145 if not self.training:
--> 146 return self.inference(batched_inputs)
147
148 images = self.preprocess_image(batched_inputs)
~/anaconda3/envs/pytorch_latest_p36/lib/python3.6/site-packages/detectron2/modeling/meta_arch/rcnn.py in inference(self, batched_inputs, detected_instances, do_postprocess)
197 assert not self.training
198
--> 199 images = self.preprocess_image(batched_inputs)
200 features = self.backbone(images.tensor)
201
~/anaconda3/envs/pytorch_latest_p36/lib/python3.6/site-packages/detectron2/modeling/meta_arch/rcnn.py in preprocess_image(self, batched_inputs)
222 Normalize, pad and batch the input images.
223 """
--> 224 images = [x["image"].to(self.device) for x in batched_inputs]
225 images = [(x - self.pixel_mean) / self.pixel_std for x in images]

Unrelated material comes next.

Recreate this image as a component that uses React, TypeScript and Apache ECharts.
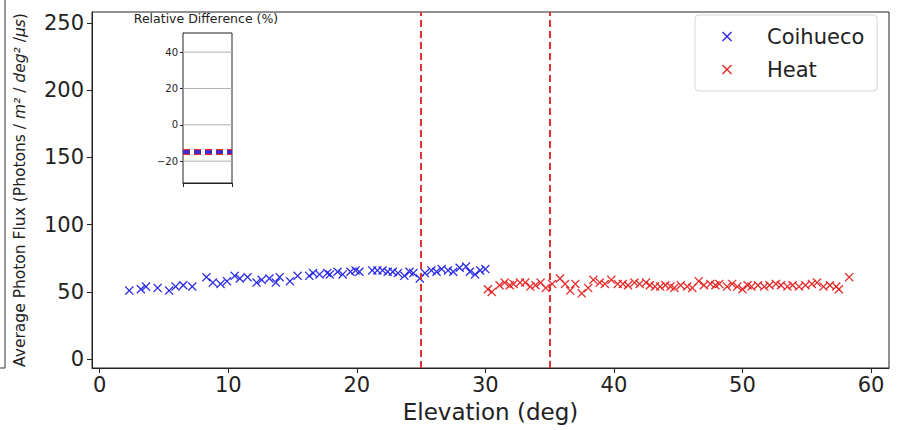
import React, { useEffect, useRef } from "react";
import * as echarts from "echarts";

const coihuecoX = [2.3, 3.2, 3.6, 4.5, 5.4, 5.9, 6.5, 7.2, 8.3, 8.8, 9.4, 9.9, 10.5, 10.9, 11.5, 12.2, 12.6, 13.2, 13.7, 14.0, 14.8, 15.4, 16.3, 16.6, 17.1, 17.7, 17.9, 18.5, 18.9, 19.5, 19.9, 20.2, 21.2, 21.6, 22.0, 22.4, 22.8, 23.2, 23.7, 24.1, 24.4, 24.9, 25.3, 25.8, 26.2, 26.6, 27.1, 27.5, 28.0, 28.5, 28.8, 29.2, 29.6, 30.0];
const coihuecoY = [51, 52, 54, 53, 51, 54, 55, 54, 61, 57, 56, 58, 62, 60, 61, 57, 59, 60, 57, 61, 58, 62, 62, 64, 63, 64, 63, 65, 63, 65, 66, 65, 66, 66, 66, 65, 65, 64, 62, 65, 64, 60, 64, 66, 65, 67, 66, 65, 68, 69, 65, 63, 66, 67];

const heatX = [30.2, 30.5, 31.1, 31.5, 31.9, 32.2, 32.7, 33.1, 33.5, 33.9, 34.3, 34.7, 35.2, 35.8, 36.2, 36.6, 37.0, 37.5, 38.0, 38.4, 38.9, 39.3, 39.8, 40.3, 40.7, 41.1, 41.6, 42.0, 42.5, 42.8, 43.2, 43.6, 44.0, 44.4, 44.7, 45.2, 45.7, 46.1, 46.6, 47.0, 47.5, 47.9, 48.2, 48.8, 49.2, 49.6, 50.0, 50.4, 50.7, 51.2, 51.7, 52.1, 52.6, 53.0, 53.5, 53.9, 54.4, 54.9, 55.4, 55.8, 56.3, 56.8, 57.3, 57.5, 58.3];
const heatY = [52, 50, 55, 57, 55, 56, 57, 57, 54, 55, 57, 53, 56, 60, 56, 51, 56, 49, 53, 59, 57, 56, 59, 56, 56, 55, 57, 56, 57, 55, 54, 54, 55, 54, 53, 55, 54, 53, 58, 55, 56, 55, 56, 54, 56, 54, 52, 55, 54, 55, 54, 55, 56, 55, 54, 55, 54, 55, 56, 57, 54, 55, 54, 52, 61];

const boundaryLines = [25, 35];
const xTicks = [0, 10, 20, 30, 40, 50, 60];
const yTicks = [0, 50, 100, 150, 200, 250];

const insetX = [0, 1];
const insetCoihueco = [-15, -15];
const insetHeat = [-15, -15];
const insetTicks = [-20, 0, 20, 40];

const XPATH = "path://M0,1L1,0L5,4L9,0L10,1L6,5L10,9L9,10L5,6L1,10L0,9L4,5Z";
const FONT = "DejaVu Sans";

export default function App() {
  const ref = useRef<HTMLDivElement>(null);
  useEffect(() => {
    if (!ref.current) return;
    const chart = echarts.init(ref.current, null, { renderer: "svg" });
    const zip = (xs: number[], ys: number[]) => xs.map((x, i) => [x, ys[i]]);
    const minus = (v: number) => (v < 0 ? "\u2212" + Math.abs(v) : String(v));
    const gridSeries = insetTicks.map((t) => ({
      name: "insetGrid" + t, type: "line", xAxisIndex: 1, yAxisIndex: 1, z: 11,
      data: insetX.map((x) => [x, t]), showSymbol: false, silent: true,
      lineStyle: { color: "#b0b0b0", width: 1 },
    }));
    chart.setOption({
      animation: false,
      textStyle: { fontFamily: FONT },
      grid: [
        { left: 92, right: 10, top: 12, bottom: 62, show: true, borderColor: "#222", borderWidth: 1, backgroundColor: "#fff" },
        { left: 183, top: 33, width: 49, height: 150, show: true, borderColor: "#222", borderWidth: 1, backgroundColor: "#fff", z: 10 },
      ],
      xAxis: [
        {
          type: "value", gridIndex: 0, min: -0.6, max: 61.4,
          name: "Elevation (deg)", nameLocation: "middle", nameGap: 31,
          nameTextStyle: { fontSize: 23, color: "#222", fontFamily: FONT, lineHeight: 24 },
          axisLine: { show: true, onZero: false, lineStyle: { color: "#222" } },
          axisTick: { show: true, length: 5, lineStyle: { color: "#222" }, customValues: xTicks },
          axisLabel: { fontSize: 21, color: "#222", margin: 6, customValues: xTicks, fontFamily: FONT },
          splitLine: { show: false },
        },
        {
          type: "value", gridIndex: 1, min: 0, max: 1, interval: 1,
          axisLine: { show: true, onZero: false, lineStyle: { color: "#222" } },
          axisTick: { show: true, length: 4, lineStyle: { color: "#222" } },
          axisLabel: { show: false },
          splitLine: { show: false },
        },
      ],
      yAxis: [
        {
          type: "value", gridIndex: 0, min: -6.5, max: 258,
          name: "Average Photon Flux (Photons / {i|m²} / {i|deg²} /{i|μs})",
          nameLocation: "middle", nameGap: 64,
          nameTextStyle: { fontSize: 15.5, color: "#222", fontFamily: FONT, rich: { i: { fontStyle: "italic", fontSize: 15.5, fontFamily: FONT, color: "#222" } } },
          axisLine: { show: true, onZero: false, lineStyle: { color: "#222" } },
          axisTick: { show: true, length: 5, lineStyle: { color: "#222" }, customValues: yTicks },
          axisLabel: { fontSize: 21, color: "#222", margin: 8, customValues: yTicks, fontFamily: FONT },
          splitLine: { show: false },
        },
        {
          type: "value", gridIndex: 1, min: -32, max: 50.5,
          axisLine: { show: true, onZero: false, lineStyle: { color: "#222" } },
          axisTick: { show: true, length: 3, lineStyle: { color: "#222" }, customValues: insetTicks },
          axisLabel: { fontSize: 10, color: "#222", margin: 5, customValues: insetTicks, formatter: minus, fontFamily: FONT },
          splitLine: { show: false },
        },
      ],
      legend: {
        data: ["Coihueco", "Heat"],
        orient: "vertical", left: 695, top: 15,
        padding: [10, 13, 10, 27],
        itemWidth: 10, itemHeight: 10, itemGap: 10,
        backgroundColor: "#fff", borderColor: "#d5d5d5", borderWidth: 1, borderRadius: 4,
        textStyle: { fontSize: 21, color: "#222", padding: [0, 0, 0, 30], lineHeight: 23, fontFamily: FONT },
      },
      graphic: [
        { type: "polyline", shape: { points: [[0, 368], [5, 368], [5, 0]] }, style: { stroke: "#333", lineWidth: 1, fill: "none" } },
        { type: "text", x: 206, y: 18, style: { text: "Relative Difference (%)", fontSize: 12.5, fill: "#222", align: "center", verticalAlign: "middle", fontFamily: FONT } },
      ],
      series: [
        {
          name: "Coihueco", type: "scatter", xAxisIndex: 0, yAxisIndex: 0,
          data: zip(coihuecoX, coihuecoY), symbol: XPATH, symbolSize: 9,
          itemStyle: { color: "#1f1fe6", opacity: 0.95 },
          markLine: {
            silent: true, symbol: ["none", "none"], label: { show: false },
            lineStyle: { color: "#dd3333", type: [7, 4], width: 2 },
            data: boundaryLines.map((v) => ({ xAxis: v })),
            z: 5,
          },
        },
        {
          name: "Heat", type: "scatter", xAxisIndex: 0, yAxisIndex: 0,
          data: zip(heatX, heatY), symbol: XPATH, symbolSize: 9,
          itemStyle: { color: "#e61f1f", opacity: 0.95 },
        },
        ...gridSeries,
        {
          name: "insetHeat", type: "line", xAxisIndex: 1, yAxisIndex: 1, z: 12,
          data: zip(insetX, insetHeat), showSymbol: false,
          lineStyle: { color: "#e02a2a", width: 6, type: [7, 4] },
        },
        {
          name: "insetCoihueco", type: "line", xAxisIndex: 1, yAxisIndex: 1, z: 13,
          data: zip(insetX, insetCoihueco), showSymbol: false,
          lineStyle: { color: "#3a2ad8", width: 3.5, type: [7, 4] },
        },
      ],
    });
    return () => chart.dispose();
  }, []);
  return <div ref={ref} style={{ width: 899, height: 430, position: "absolute", left: 0, top: 0 }} />;
}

226 images = ImageList.from_tensors(images, self.backbone.size_divisibility)
~/anaconda3/envs/pytorch_latest_p36/lib/python3.6/site-packages/detectron2/modeling/meta_arch/rcnn.py in <listcomp>(.0)
222 Normalize, pad and batch the input images.
223 """
--> 224 images = [x["image"].to(self.device) for x in batched_inputs]
225 images = [(x - self.pixel_mean) / self.pixel_std for x in images]
226 images = ImageList.from_tensors(images, self.backbone.size_divisibility)
IndexError: too many indices for tensor of dimension 2
Please help how to solve this issue.
I have been using FPN network structure recently, but I have been unable to properly visualize with grad-cam.If anyone knows how to write code, please let me know.Thans a lot.